More teenagers found summer jobs in June than at any time since 2007.
Global outplacement firm Challenger, Gray & Christmas says June saw 785,000 16-19 year-olds hired. Last year, 457,000 teens got jobs in June.
Considering the summer hiring season for teenagers to be May through July, the two-month total of 785,000, well ahead of last year at this point, is shy of 2009’s 809,000. July’s numbers historically are about half of June’s. But last year, July’s hiring was almost as large as June’s, a consequence, perhaps, of employers wanting to be sure they had the customers to support the summer staff.
July’s numbers won’t be known until August 5th when the U.S. Bureau of Labor Statistics releases its next monthly employment report. So far, no one is making predictions about what it will show. The June report had the economy adding only 18,000 new jobs, a number that surprised even the most pessimistic economists.

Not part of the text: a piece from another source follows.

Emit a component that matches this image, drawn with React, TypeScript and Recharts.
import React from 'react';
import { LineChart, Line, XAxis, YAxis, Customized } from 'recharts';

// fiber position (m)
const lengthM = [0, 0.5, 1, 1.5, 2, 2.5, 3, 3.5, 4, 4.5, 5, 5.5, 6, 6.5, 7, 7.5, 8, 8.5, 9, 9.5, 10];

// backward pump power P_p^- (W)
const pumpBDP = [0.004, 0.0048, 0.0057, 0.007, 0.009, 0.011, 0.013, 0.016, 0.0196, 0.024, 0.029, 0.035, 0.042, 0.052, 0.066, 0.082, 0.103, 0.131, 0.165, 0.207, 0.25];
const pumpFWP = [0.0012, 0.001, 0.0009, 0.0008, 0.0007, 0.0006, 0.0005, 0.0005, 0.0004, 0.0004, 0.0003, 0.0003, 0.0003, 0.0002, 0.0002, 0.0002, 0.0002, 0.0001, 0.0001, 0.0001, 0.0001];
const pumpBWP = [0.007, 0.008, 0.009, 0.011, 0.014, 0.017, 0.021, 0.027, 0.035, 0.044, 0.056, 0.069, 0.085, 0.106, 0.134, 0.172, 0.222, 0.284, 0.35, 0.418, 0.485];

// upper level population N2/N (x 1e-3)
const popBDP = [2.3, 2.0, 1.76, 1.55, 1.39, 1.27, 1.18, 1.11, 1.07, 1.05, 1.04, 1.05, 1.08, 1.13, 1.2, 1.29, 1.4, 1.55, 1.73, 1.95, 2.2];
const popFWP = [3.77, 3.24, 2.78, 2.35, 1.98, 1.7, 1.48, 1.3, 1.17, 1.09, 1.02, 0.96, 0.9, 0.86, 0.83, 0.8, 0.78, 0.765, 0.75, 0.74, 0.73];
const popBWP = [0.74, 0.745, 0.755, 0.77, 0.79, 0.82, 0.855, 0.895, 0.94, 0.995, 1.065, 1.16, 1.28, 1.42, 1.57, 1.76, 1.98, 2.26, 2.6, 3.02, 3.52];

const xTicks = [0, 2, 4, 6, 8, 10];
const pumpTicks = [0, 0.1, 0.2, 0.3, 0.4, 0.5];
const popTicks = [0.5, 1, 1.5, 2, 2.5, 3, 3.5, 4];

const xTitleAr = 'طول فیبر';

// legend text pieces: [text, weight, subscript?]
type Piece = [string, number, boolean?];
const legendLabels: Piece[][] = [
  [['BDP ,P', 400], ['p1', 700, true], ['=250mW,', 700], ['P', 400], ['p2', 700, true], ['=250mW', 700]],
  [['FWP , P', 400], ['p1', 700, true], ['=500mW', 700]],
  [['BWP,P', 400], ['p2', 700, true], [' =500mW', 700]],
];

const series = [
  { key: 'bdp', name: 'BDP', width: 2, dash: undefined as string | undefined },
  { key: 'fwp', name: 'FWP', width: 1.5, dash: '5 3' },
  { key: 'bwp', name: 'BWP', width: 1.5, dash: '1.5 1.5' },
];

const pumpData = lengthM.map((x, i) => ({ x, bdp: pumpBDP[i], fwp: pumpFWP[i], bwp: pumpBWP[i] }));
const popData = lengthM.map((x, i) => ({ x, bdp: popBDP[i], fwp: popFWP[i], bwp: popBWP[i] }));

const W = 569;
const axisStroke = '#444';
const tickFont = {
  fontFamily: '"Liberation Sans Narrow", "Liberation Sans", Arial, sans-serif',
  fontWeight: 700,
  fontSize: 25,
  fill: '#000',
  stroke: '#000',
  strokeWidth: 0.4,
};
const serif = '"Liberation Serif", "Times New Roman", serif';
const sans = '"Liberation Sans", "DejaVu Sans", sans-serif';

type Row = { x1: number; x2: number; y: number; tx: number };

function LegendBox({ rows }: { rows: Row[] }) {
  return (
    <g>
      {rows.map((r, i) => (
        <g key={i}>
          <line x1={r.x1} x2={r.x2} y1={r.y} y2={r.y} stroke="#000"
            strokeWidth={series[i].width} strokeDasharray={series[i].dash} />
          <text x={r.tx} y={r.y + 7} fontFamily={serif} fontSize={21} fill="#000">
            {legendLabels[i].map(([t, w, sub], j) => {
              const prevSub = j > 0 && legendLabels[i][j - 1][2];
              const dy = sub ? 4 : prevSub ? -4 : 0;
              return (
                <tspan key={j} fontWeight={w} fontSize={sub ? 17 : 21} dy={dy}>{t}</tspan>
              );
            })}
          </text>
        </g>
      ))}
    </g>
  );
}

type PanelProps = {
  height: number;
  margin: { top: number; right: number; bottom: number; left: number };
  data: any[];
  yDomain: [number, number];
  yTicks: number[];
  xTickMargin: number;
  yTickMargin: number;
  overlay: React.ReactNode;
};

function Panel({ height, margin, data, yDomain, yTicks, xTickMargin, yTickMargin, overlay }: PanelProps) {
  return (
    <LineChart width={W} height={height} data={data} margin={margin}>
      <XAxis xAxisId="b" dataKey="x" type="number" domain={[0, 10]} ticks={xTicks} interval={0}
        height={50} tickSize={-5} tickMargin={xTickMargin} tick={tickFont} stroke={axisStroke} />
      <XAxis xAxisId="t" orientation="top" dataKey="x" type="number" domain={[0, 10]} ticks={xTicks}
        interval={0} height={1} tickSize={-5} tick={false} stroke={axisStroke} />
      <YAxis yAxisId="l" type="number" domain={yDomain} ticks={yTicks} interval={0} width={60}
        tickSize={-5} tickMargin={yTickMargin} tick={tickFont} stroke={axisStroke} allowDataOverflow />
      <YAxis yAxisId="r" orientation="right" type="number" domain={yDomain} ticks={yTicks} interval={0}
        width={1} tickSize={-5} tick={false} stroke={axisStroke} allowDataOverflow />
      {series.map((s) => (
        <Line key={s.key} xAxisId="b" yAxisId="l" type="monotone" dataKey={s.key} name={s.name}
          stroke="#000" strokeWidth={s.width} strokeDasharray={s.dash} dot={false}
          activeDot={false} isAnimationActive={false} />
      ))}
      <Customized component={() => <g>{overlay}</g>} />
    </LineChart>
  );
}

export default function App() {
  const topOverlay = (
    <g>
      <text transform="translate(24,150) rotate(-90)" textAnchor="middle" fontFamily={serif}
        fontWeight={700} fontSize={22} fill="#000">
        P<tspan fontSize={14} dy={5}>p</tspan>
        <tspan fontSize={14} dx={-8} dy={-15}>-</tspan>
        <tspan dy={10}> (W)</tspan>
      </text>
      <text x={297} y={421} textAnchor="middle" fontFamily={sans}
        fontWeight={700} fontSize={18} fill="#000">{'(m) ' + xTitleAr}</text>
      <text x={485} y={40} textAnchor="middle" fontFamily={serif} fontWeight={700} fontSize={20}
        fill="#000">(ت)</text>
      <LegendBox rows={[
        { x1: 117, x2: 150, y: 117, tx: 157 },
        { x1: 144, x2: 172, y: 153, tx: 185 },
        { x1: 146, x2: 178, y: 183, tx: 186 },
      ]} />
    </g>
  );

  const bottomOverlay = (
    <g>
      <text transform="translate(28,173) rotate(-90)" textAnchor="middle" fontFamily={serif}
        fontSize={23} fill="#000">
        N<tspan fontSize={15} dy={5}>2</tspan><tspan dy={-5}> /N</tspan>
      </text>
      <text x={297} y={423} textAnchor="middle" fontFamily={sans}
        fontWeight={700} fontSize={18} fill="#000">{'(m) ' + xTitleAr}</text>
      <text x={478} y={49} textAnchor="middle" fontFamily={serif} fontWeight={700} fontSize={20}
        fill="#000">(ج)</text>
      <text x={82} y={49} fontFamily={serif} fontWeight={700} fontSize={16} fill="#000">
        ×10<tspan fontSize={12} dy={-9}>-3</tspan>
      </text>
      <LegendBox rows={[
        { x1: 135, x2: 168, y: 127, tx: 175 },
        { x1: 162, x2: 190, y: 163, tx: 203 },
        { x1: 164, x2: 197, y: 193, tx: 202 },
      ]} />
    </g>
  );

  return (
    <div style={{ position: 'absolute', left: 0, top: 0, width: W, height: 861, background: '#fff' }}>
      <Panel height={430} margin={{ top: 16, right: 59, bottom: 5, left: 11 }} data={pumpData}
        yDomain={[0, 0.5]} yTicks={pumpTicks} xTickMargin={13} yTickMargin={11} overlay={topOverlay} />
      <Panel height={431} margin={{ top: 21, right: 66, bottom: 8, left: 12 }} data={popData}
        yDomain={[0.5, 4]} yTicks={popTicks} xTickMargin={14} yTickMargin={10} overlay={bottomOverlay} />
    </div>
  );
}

(Note: If you’re a data wonk, you may have noticed that the jobs numbers I’ve used here are contradictory. That’s explained at the end of this post.)
Even if there is a surge of summer hiring, most teenagers won’t have jobs. For the vast majority, that’s by choice. According to the BLS, there are 10 million kids not in the labor force. These are the kids who will populate America’s summer camps, summer schools, beaches, malls, parks, and streets.
Some will hold unpaid internships. NACE, the National Association of Colleges and Employers, said last week that half the Class of 2011 had at least one internship before graduation. Many — 37 percent, according to the survey — worked for free.
Among the 20,000 respondents to the NACE survey, paid interns spent more time on professional tasks while unpaid interns were more likely to perform clerical work. As a result, the paid intern “may offer employers more of the type of experience they’re seeking in their new hires,” says Marilyn Mackes, NACE executive director.
For employers, unpaid internships can be a benefit and a headache. State, and especially federal labor rules require employers offering unpaid internships to provide training, feedback, and to comply with regulations regarding hours, and breaks. The U.S. Department of Labor and many states (California, for example) strongly prefer that unpaid internships be managed by or at least in conjunction with a school or college and that credit be offered.
Even were these jobs to abound, it’s unlikely there would be enough to go around. The BLS reported there were 1.86 million teens in June who wanted a job and actively looked for work during the month. That translates into an unemployment rate for 16-19 year-olds of 27.6 percent. The unadjusted unemployment rate for the population as a whole was 9.3 percent. (The seasonally adjusted rate was 9.2 percent.)
For black teenagers, the unemployment rate was 45 percent. White kids had an unemployment rate of 24.8 percent. Teenage women of all races fare better than men. Their unemployment rate is 25.6 percent to 29.5 percent for men.
(Note: Challenger, Gray & Christmas and I are using the unadjusted jobs numbers. The monthly numbers economists, investors, and others focus on are seasonally adjusted numbers. In most cases, removing some of the seasonality offers a clearer picture of what’s happening in the overall economy. But using seasonally adjusted numbers to see how teenagers are faring would distort the picture, since we’re talking summer jobs.)